Unfortunately, these gains in B2B e-commerce have proceeded in relatively complete isolation from equally profound changes in how consumers communicate, and in particular from phenomena of virtual communities such as social networks. This is unfortunate, since virtual communities perform a natural and important function of filtering the vast complexity of human social interactions. In the past businesses have invested untold billions in a quest to understand natural groupings, or segmentations, of consumer populations, and to understand what consumers want. Most such activities are still performed using tools developed early in the age of mass media and advertising, which is to say during the period between 1920 and 1950. These tools include surveys, focus groups, data mining of consumer purchases, and the like. Social networks and similar virtual communities make it possible to engage consumers actively in answering timeless questions (“who are they?” and “what do they want?”). Today relatively little e-commerce leverages the extraordinary growth of the virtual community phenomenon described above, and partly this is because of its novelty. But also, businesses struggle because, while they can easily procure what they need from global networks of competing suppliers, they enjoy no such easy access to the highly fragmented—but also highly segmented—world of virtual communities of consumers.
Moreover, the roles of “merchants” (or producers, distributors and other participants in the “supply side”) and “customers” (consumers, or in other words, participants in the “demand side”) have become increasingly blurred since the emergence of ecommerce. Well-known companies including Amazon.com and eBay make it possible for individuals and small businesses to participate side-by-side with major retailers and manufacturers selling directly to consumers, and frequently the same actors participate as both buyers and sellers actively. For instance, many users of eBay sell very large numbers of items and buy other items (and, sometimes, they buy items on eBay or elsewhere on the web solely in order to resell them on eBay).

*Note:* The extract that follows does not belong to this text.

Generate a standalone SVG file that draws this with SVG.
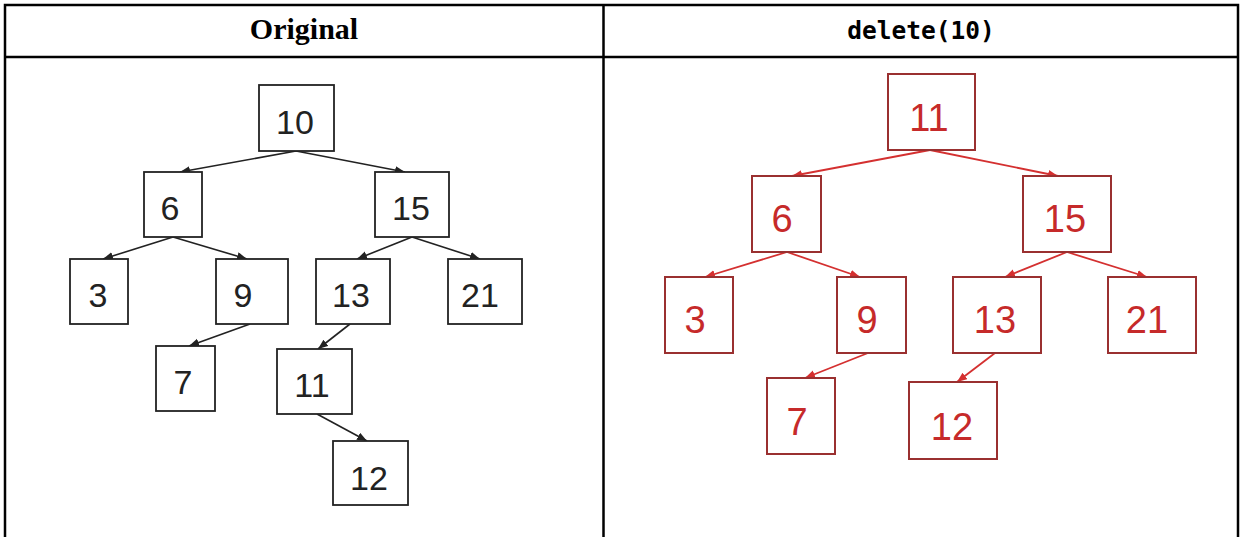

Accordingly, it is an aim of the present invention to provide a system and a method for linking B2B eProcurement markets with processes for selling through virtual communities, for example by monetizing user-generated content that dominates these communities, and to provide vendors and advertisers a method to promote and sell products into and through virtual communities using marketing events and promotions, community-generated and user-generated content, and targeted advertisements. It is a further aim of the present invention to enable end users to act as buyers, sellers, endorsers, or agents who propagate endorsements of others to reach larger buying audiences (and to take a slice of the associated revenue), as the need arises, while using a single unified user interface means that is adapted for easy deployment anywhere on the web.